## WHAT THE TASK REQUIRES
Return nothing but the lines from the one with "Emit a single-file" through the one with "</style></head><body>" in the data below, word for word and without pictures.

## SUPPLIED DATA
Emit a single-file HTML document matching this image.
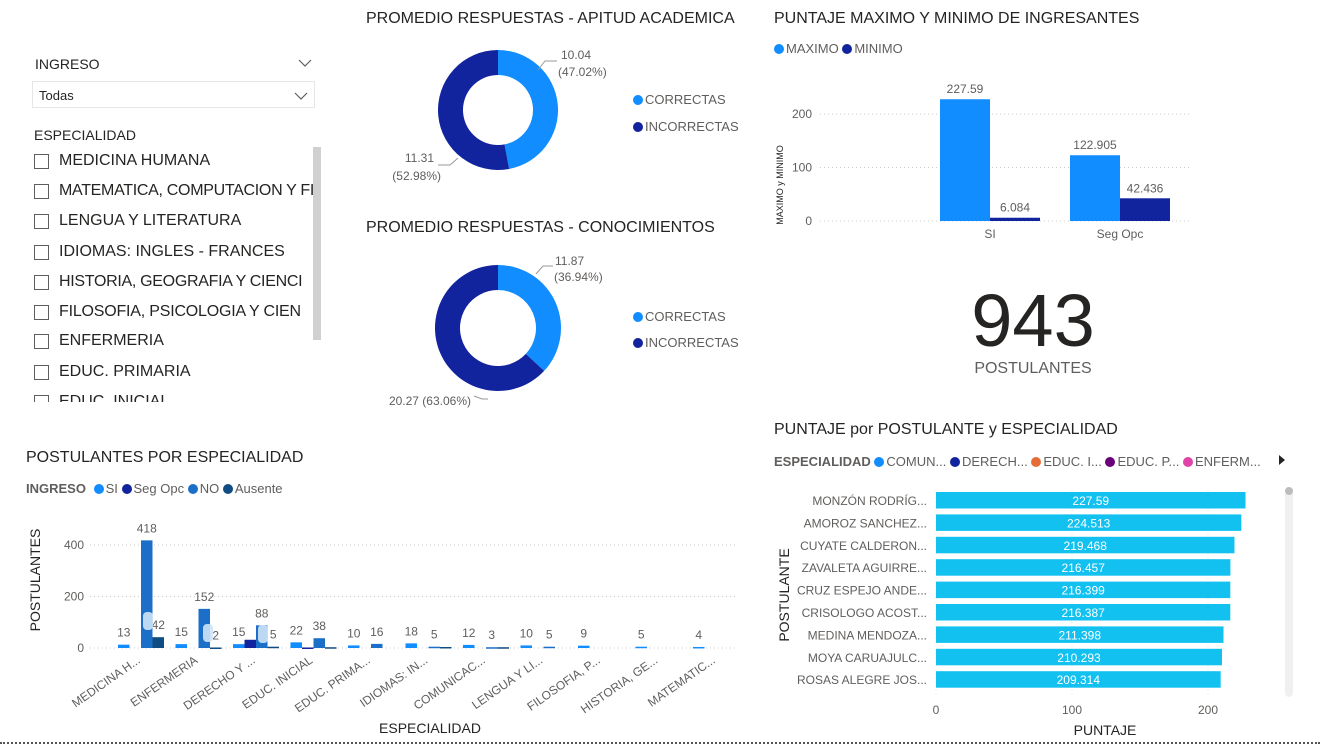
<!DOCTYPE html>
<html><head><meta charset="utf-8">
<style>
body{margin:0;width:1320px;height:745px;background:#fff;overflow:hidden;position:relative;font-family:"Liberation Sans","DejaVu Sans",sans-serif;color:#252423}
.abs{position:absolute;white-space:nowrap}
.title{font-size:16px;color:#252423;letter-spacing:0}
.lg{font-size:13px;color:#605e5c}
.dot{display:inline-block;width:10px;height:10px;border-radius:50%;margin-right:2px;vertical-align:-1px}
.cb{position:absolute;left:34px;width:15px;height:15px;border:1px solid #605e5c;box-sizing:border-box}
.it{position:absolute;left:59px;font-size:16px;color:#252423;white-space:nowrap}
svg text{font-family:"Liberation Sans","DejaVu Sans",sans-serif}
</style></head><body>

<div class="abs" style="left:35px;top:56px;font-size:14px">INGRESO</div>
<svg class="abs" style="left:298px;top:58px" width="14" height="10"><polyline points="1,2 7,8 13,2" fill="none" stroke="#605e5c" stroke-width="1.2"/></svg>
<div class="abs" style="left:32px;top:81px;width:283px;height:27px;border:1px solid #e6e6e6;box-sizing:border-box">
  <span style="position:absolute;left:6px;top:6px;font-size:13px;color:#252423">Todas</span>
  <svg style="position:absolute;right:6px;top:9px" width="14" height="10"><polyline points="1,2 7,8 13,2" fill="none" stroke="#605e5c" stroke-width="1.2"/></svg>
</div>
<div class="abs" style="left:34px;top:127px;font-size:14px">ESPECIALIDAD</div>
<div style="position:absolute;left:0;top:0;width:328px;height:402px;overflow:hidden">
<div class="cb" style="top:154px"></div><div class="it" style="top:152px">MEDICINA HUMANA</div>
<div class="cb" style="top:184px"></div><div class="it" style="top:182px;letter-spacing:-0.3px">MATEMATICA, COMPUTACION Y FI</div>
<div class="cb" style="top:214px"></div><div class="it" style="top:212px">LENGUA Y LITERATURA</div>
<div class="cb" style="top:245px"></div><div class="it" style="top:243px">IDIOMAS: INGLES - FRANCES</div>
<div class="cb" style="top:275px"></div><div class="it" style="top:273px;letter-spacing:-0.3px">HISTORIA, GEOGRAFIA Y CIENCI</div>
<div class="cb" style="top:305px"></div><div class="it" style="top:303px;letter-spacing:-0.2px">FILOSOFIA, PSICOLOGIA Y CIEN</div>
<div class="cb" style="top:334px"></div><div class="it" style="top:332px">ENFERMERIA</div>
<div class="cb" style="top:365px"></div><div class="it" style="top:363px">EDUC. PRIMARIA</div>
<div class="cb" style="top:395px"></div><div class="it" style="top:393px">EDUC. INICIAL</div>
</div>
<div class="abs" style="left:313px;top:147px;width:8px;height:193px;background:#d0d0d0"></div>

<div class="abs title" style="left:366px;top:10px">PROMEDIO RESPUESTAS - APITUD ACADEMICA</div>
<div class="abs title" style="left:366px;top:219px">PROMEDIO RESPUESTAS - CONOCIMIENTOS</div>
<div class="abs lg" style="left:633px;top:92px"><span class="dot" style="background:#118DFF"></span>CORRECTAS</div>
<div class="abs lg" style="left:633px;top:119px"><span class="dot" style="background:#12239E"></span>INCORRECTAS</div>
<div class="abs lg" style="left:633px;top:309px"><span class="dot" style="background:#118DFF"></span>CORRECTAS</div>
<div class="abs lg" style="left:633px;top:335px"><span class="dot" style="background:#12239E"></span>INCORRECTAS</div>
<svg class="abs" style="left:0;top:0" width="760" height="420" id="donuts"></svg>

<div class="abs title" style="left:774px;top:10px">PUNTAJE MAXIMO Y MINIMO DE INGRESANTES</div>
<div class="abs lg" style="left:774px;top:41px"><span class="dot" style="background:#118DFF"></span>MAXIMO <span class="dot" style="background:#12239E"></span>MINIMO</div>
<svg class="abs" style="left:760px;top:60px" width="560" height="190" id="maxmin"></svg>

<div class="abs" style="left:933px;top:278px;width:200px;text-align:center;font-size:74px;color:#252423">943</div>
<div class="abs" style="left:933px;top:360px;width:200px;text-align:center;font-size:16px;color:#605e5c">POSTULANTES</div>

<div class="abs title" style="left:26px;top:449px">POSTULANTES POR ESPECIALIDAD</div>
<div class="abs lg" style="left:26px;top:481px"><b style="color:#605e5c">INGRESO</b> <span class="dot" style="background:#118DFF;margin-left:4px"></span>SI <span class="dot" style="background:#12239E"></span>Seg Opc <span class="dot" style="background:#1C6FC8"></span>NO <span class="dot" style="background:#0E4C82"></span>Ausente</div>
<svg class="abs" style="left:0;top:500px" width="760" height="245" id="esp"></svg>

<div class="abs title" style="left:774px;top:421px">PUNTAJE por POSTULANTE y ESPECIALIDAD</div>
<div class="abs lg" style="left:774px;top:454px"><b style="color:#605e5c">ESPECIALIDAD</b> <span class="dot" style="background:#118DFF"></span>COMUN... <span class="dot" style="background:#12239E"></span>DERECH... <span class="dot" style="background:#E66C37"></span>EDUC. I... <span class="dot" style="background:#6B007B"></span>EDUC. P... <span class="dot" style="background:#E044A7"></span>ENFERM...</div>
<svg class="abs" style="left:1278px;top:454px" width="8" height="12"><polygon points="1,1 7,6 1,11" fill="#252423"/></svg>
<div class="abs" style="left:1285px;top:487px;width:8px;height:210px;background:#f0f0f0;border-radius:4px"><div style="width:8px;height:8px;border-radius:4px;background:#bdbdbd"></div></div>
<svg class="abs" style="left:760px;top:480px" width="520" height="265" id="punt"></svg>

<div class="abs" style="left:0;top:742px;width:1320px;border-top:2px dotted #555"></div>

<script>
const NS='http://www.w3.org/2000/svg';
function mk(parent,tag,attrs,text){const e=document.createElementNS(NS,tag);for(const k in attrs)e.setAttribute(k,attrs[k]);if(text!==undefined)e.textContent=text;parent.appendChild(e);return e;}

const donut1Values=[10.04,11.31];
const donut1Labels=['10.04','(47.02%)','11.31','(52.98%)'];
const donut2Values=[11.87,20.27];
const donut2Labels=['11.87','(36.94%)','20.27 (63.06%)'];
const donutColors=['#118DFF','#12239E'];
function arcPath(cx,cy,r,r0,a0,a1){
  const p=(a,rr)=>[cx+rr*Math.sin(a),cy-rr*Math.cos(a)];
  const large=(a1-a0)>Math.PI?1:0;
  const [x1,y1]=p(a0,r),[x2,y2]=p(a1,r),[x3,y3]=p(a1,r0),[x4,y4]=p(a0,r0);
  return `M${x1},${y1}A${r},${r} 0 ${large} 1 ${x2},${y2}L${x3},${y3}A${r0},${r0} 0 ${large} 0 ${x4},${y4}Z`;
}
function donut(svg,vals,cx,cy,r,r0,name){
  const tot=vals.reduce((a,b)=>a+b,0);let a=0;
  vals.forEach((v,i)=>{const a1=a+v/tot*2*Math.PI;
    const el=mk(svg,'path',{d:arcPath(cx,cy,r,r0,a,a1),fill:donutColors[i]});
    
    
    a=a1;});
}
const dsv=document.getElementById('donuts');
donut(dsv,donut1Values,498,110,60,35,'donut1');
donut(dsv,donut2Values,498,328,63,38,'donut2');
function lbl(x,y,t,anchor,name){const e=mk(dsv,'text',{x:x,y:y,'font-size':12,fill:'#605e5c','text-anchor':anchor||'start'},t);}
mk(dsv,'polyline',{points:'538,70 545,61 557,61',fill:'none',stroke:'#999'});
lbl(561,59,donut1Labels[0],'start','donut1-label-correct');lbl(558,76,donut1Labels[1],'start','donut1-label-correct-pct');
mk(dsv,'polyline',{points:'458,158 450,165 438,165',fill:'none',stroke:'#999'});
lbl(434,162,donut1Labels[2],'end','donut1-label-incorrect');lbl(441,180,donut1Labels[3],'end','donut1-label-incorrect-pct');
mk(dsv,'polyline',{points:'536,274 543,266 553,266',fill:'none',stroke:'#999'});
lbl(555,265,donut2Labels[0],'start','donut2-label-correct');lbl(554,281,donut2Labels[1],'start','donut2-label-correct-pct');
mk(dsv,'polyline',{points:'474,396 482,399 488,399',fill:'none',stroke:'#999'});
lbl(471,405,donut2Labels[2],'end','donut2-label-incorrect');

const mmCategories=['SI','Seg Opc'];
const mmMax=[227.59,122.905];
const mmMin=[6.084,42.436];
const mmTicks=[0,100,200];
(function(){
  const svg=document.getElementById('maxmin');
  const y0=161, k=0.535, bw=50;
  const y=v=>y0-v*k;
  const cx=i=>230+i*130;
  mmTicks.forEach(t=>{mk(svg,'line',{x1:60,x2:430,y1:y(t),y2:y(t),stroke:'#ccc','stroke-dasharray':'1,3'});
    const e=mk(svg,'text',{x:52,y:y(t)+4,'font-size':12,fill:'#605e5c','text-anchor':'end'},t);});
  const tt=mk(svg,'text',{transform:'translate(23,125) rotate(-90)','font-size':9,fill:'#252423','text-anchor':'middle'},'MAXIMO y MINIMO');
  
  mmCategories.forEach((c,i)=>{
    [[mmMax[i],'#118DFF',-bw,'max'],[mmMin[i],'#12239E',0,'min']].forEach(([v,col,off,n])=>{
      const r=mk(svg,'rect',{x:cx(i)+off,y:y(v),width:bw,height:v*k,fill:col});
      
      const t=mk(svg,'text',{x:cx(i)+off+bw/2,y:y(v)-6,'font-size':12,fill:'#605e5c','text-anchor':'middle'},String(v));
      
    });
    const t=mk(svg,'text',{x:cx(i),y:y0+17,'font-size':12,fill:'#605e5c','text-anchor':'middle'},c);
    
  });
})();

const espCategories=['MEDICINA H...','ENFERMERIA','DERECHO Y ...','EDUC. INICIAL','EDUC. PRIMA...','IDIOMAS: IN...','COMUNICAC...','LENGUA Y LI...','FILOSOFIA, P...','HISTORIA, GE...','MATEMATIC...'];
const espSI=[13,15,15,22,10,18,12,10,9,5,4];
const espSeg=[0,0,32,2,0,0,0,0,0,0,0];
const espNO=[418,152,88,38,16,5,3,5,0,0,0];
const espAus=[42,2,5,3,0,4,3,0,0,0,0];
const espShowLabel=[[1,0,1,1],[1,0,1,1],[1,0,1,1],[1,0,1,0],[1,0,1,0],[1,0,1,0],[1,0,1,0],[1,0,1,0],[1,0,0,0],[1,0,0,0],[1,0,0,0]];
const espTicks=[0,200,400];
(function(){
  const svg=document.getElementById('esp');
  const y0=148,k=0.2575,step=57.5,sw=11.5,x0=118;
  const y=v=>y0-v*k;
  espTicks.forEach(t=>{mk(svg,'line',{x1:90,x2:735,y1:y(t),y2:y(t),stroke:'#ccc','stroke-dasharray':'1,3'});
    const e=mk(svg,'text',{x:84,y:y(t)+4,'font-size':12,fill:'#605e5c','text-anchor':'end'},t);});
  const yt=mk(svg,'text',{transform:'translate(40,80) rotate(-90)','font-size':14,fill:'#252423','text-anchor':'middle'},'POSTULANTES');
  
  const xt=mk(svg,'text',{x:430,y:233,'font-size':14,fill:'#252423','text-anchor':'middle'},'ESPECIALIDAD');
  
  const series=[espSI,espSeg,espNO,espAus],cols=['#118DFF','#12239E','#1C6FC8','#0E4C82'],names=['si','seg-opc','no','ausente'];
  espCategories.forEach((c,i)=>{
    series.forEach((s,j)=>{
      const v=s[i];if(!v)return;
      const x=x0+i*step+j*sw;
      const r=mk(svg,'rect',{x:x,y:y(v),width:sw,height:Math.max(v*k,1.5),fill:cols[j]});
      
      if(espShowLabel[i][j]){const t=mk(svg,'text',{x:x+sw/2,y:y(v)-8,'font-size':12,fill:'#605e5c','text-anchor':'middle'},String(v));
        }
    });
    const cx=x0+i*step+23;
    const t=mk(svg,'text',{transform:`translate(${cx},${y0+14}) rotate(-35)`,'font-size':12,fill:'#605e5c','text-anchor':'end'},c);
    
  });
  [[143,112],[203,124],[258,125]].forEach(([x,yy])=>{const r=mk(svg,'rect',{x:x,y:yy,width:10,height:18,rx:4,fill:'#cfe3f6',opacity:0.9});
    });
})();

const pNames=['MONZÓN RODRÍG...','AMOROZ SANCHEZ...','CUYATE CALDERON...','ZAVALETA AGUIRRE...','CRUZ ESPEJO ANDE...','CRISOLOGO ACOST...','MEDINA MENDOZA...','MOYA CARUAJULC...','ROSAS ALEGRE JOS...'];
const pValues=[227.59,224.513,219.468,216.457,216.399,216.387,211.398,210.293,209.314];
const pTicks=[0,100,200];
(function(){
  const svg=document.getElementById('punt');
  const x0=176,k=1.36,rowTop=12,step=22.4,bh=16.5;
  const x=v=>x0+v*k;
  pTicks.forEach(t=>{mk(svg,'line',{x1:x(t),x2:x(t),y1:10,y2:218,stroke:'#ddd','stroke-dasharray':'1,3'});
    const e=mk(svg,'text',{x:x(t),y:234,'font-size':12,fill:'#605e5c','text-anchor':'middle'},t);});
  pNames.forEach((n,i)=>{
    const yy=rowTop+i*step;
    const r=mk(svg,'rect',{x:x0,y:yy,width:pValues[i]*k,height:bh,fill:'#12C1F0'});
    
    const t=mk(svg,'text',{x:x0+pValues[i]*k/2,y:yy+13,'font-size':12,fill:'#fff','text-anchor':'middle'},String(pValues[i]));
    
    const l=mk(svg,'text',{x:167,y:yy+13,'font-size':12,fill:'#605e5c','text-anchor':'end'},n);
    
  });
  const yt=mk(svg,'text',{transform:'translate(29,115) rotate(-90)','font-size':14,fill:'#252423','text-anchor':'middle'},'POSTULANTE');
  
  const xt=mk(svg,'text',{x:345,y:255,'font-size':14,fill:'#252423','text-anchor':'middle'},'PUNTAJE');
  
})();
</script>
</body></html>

==

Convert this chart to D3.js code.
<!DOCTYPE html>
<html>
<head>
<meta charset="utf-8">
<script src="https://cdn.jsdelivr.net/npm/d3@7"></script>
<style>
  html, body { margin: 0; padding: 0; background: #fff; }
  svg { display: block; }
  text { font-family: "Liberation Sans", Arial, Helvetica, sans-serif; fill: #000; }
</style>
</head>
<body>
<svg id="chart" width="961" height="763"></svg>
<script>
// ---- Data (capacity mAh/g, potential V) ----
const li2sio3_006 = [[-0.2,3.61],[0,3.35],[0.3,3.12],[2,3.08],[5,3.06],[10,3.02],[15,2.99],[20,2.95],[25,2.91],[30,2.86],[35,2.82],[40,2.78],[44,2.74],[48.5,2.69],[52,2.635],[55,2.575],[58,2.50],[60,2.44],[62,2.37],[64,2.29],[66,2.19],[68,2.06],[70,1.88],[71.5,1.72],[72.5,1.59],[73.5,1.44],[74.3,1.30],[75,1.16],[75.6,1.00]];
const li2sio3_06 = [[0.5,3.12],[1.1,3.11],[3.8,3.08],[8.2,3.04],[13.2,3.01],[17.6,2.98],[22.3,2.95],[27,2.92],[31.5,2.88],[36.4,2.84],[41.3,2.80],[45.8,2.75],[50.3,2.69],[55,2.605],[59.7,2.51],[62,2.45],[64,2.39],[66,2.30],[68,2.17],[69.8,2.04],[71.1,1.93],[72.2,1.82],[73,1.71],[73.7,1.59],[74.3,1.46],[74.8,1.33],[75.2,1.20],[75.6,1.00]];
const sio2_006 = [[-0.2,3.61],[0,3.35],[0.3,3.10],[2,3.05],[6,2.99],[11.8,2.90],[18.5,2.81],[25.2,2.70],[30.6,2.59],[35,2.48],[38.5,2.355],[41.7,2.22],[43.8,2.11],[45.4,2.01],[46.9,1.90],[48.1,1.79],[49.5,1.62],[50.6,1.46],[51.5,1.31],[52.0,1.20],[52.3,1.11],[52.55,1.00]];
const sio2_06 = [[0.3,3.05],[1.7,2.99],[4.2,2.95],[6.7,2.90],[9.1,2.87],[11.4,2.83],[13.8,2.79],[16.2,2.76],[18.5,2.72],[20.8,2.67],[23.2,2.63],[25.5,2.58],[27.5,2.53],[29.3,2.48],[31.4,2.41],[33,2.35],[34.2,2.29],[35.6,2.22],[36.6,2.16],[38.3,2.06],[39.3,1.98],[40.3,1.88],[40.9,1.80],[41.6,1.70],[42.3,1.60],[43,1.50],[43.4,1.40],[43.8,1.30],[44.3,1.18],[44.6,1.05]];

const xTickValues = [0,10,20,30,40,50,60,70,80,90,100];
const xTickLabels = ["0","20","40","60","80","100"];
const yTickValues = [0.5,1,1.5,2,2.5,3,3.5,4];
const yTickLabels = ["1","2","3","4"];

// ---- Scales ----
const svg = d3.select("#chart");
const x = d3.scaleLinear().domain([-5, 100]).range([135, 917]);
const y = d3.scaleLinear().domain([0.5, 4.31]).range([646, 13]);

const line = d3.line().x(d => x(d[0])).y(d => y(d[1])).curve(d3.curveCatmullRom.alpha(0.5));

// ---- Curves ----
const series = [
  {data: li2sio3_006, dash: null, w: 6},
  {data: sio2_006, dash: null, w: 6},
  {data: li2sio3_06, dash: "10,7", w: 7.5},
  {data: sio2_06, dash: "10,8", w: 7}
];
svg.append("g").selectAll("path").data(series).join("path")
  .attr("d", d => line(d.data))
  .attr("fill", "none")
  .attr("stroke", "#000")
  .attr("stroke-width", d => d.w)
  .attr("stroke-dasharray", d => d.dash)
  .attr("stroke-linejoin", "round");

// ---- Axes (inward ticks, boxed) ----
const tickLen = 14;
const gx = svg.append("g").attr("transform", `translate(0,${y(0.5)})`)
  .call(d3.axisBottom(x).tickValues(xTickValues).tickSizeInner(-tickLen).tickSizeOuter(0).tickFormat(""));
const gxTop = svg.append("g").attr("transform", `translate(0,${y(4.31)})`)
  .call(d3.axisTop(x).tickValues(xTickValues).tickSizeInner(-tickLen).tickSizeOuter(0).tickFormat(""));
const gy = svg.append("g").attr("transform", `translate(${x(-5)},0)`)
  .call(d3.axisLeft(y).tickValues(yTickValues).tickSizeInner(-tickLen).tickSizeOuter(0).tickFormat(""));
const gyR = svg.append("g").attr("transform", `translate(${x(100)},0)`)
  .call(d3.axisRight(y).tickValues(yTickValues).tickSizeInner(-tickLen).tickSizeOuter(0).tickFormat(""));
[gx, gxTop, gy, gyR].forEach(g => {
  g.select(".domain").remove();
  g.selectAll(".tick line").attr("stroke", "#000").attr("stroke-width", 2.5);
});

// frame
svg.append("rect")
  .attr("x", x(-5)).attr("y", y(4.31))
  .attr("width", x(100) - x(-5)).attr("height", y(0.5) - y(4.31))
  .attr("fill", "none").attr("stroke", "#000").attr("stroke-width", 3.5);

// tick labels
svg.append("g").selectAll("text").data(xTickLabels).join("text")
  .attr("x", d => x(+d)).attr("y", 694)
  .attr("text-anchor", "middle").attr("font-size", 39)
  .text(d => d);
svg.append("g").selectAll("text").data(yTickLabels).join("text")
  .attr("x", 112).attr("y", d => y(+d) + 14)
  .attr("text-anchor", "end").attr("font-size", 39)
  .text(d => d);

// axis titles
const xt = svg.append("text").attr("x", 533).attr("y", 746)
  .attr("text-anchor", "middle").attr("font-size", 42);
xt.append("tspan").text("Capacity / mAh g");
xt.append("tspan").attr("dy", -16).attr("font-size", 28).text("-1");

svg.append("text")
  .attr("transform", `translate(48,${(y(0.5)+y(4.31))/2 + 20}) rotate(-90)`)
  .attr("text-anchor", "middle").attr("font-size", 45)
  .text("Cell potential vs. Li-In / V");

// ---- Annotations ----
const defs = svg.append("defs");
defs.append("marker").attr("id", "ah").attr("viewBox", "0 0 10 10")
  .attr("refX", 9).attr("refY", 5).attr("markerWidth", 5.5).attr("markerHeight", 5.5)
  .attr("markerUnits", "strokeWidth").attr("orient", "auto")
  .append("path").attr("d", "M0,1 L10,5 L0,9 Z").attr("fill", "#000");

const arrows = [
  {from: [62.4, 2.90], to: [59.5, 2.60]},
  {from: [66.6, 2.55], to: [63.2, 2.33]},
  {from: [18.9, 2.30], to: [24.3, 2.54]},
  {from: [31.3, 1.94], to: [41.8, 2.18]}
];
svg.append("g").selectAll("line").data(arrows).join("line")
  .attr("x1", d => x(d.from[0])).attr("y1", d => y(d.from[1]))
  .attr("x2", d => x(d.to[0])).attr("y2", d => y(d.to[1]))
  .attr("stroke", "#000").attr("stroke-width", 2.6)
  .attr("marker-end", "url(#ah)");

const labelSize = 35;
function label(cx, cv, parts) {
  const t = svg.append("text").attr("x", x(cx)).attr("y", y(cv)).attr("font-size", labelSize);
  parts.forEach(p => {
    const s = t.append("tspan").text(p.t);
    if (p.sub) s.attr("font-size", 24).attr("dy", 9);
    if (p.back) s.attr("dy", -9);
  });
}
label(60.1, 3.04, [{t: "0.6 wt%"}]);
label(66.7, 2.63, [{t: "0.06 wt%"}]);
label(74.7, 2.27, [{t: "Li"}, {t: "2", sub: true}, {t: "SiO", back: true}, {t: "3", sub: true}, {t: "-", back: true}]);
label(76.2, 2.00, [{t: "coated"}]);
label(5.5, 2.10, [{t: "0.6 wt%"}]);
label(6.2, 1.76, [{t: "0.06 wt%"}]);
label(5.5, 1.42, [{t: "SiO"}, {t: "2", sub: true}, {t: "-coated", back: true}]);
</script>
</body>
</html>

## RESULT FOR THIS TASK
Emit a single-file HTML document matching this image.
<!DOCTYPE html>
<html><head><meta charset="utf-8">
<style>
body{margin:0;width:1320px;height:745px;background:#fff;overflow:hidden;position:relative;font-family:"Liberation Sans","DejaVu Sans",sans-serif;color:#252423}
.abs{position:absolute;white-space:nowrap}
.title{font-size:16px;color:#252423;letter-spacing:0}
.lg{font-size:13px;color:#605e5c}
.dot{display:inline-block;width:10px;height:10px;border-radius:50%;margin-right:2px;vertical-align:-1px}
.cb{position:absolute;left:34px;width:15px;height:15px;border:1px solid #605e5c;box-sizing:border-box}
.it{position:absolute;left:59px;font-size:16px;color:#252423;white-space:nowrap}
svg text{font-family:"Liberation Sans","DejaVu Sans",sans-serif}
</style></head><body>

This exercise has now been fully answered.